▶ _WHAT THE EXERCISE ASKS_
Restate the listing that follows word for word, without its pictures.

Entries taken from a collection:
--- start ---
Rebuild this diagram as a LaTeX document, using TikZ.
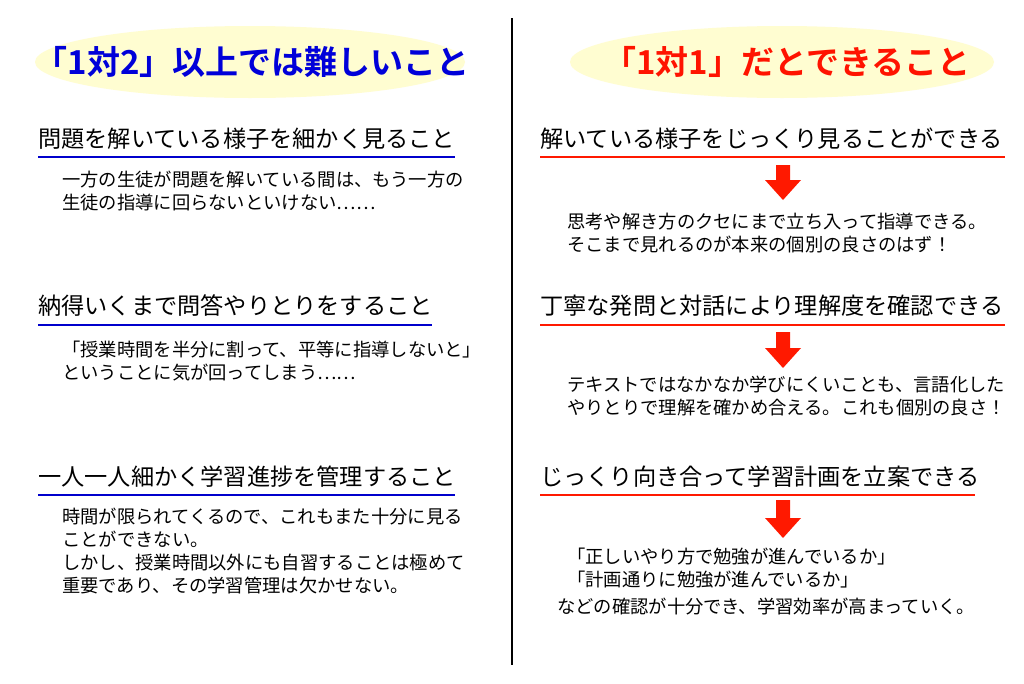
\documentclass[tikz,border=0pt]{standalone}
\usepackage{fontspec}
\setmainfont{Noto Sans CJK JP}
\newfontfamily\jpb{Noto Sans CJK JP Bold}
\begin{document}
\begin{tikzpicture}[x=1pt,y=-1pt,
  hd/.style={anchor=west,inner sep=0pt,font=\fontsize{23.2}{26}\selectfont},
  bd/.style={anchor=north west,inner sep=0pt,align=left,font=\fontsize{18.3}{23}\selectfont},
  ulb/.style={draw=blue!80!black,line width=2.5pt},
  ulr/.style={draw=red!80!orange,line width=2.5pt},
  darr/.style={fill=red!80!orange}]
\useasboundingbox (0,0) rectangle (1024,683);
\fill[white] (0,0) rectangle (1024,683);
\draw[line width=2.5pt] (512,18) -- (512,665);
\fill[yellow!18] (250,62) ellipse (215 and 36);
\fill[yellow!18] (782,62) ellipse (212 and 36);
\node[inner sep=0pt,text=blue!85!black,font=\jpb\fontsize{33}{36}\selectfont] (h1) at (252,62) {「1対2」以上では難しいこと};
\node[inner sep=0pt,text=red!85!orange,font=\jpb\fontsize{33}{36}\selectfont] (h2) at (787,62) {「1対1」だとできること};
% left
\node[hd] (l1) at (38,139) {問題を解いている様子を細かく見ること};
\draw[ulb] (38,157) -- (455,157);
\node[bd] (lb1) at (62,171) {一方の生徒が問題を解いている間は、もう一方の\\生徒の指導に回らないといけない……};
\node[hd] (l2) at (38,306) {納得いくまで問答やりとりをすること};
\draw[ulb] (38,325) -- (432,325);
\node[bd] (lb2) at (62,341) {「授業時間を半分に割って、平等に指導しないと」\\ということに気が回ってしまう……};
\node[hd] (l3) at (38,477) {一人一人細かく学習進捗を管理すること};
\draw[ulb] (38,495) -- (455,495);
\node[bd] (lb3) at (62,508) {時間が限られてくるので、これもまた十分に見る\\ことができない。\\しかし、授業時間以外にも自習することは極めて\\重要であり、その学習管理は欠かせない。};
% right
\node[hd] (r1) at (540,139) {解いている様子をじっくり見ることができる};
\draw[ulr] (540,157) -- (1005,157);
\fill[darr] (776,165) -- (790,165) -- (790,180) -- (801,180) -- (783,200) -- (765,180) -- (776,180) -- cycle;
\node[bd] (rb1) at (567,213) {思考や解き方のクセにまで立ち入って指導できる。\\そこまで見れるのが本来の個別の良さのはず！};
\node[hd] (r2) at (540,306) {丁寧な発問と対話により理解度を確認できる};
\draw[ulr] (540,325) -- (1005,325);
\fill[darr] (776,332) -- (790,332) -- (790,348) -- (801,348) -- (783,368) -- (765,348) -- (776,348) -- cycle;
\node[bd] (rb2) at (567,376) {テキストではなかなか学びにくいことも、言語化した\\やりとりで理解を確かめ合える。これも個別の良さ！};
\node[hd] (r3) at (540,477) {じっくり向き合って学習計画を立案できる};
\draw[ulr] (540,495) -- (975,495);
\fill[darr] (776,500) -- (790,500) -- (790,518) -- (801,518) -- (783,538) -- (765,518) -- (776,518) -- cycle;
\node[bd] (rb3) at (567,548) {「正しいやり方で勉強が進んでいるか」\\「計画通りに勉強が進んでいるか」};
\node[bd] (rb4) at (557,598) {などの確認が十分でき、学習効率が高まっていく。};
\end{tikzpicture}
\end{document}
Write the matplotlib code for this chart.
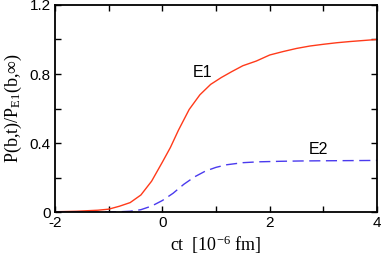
--- end ---
▶ _CORRECT RESULT_
Rebuild this diagram as a LaTeX document, using TikZ.
\documentclass[tikz,border=0pt]{standalone}
\usepackage{fontspec}
\setmainfont{Noto Sans CJK JP}
\newfontfamily\jpb{Noto Sans CJK JP Bold}
\begin{document}
\begin{tikzpicture}[x=1pt,y=-1pt,
  hd/.style={anchor=west,inner sep=0pt,font=\fontsize{23.2}{26}\selectfont},
  bd/.style={anchor=north west,inner sep=0pt,align=left,font=\fontsize{18.3}{23}\selectfont},
  ulb/.style={draw=blue!80!black,line width=2.5pt},
  ulr/.style={draw=red!80!orange,line width=2.5pt},
  darr/.style={fill=red!80!orange}]
\useasboundingbox (0,0) rectangle (1024,683);
\fill[white] (0,0) rectangle (1024,683);
\draw[line width=2.5pt] (512,18) -- (512,665);
\fill[yellow!18] (250,62) ellipse (215 and 36);
\fill[yellow!18] (782,62) ellipse (212 and 36);
\node[inner sep=0pt,text=blue!85!black,font=\jpb\fontsize{33}{36}\selectfont] (h1) at (252,62) {「1対2」以上では難しいこと};
\node[inner sep=0pt,text=red!85!orange,font=\jpb\fontsize{33}{36}\selectfont] (h2) at (787,62) {「1対1」だとできること};
% left
\node[hd] (l1) at (38,139) {問題を解いている様子を細かく見ること};
\draw[ulb] (38,157) -- (455,157);
\node[bd] (lb1) at (62,171) {一方の生徒が問題を解いている間は、もう一方の\\生徒の指導に回らないといけない……};
\node[hd] (l2) at (38,306) {納得いくまで問答やりとりをすること};
\draw[ulb] (38,325) -- (432,325);
\node[bd] (lb2) at (62,341) {「授業時間を半分に割って、平等に指導しないと」\\ということに気が回ってしまう……};
\node[hd] (l3) at (38,477) {一人一人細かく学習進捗を管理すること};
\draw[ulb] (38,495) -- (455,495);
\node[bd] (lb3) at (62,508) {時間が限られてくるので、これもまた十分に見る\\ことができない。\\しかし、授業時間以外にも自習することは極めて\\重要であり、その学習管理は欠かせない。};
% right
\node[hd] (r1) at (540,139) {解いている様子をじっくり見ることができる};
\draw[ulr] (540,157) -- (1005,157);
\fill[darr] (776,165) -- (790,165) -- (790,180) -- (801,180) -- (783,200) -- (765,180) -- (776,180) -- cycle;
\node[bd] (rb1) at (567,213) {思考や解き方のクセにまで立ち入って指導できる。\\そこまで見れるのが本来の個別の良さのはず！};
\node[hd] (r2) at (540,306) {丁寧な発問と対話により理解度を確認できる};
\draw[ulr] (540,325) -- (1005,325);
\fill[darr] (776,332) -- (790,332) -- (790,348) -- (801,348) -- (783,368) -- (765,348) -- (776,348) -- cycle;
\node[bd] (rb2) at (567,376) {テキストではなかなか学びにくいことも、言語化した\\やりとりで理解を確かめ合える。これも個別の良さ！};
\node[hd] (r3) at (540,477) {じっくり向き合って学習計画を立案できる};
\draw[ulr] (540,495) -- (975,495);
\fill[darr] (776,500) -- (790,500) -- (790,518) -- (801,518) -- (783,538) -- (765,518) -- (776,518) -- cycle;
\node[bd] (rb3) at (567,548) {「正しいやり方で勉強が進んでいるか」\\「計画通りに勉強が進んでいるか」};
\node[bd] (rb4) at (557,598) {などの確認が十分でき、学習効率が高まっていく。};
\end{tikzpicture}
\end{document}
Write the matplotlib code for this chart.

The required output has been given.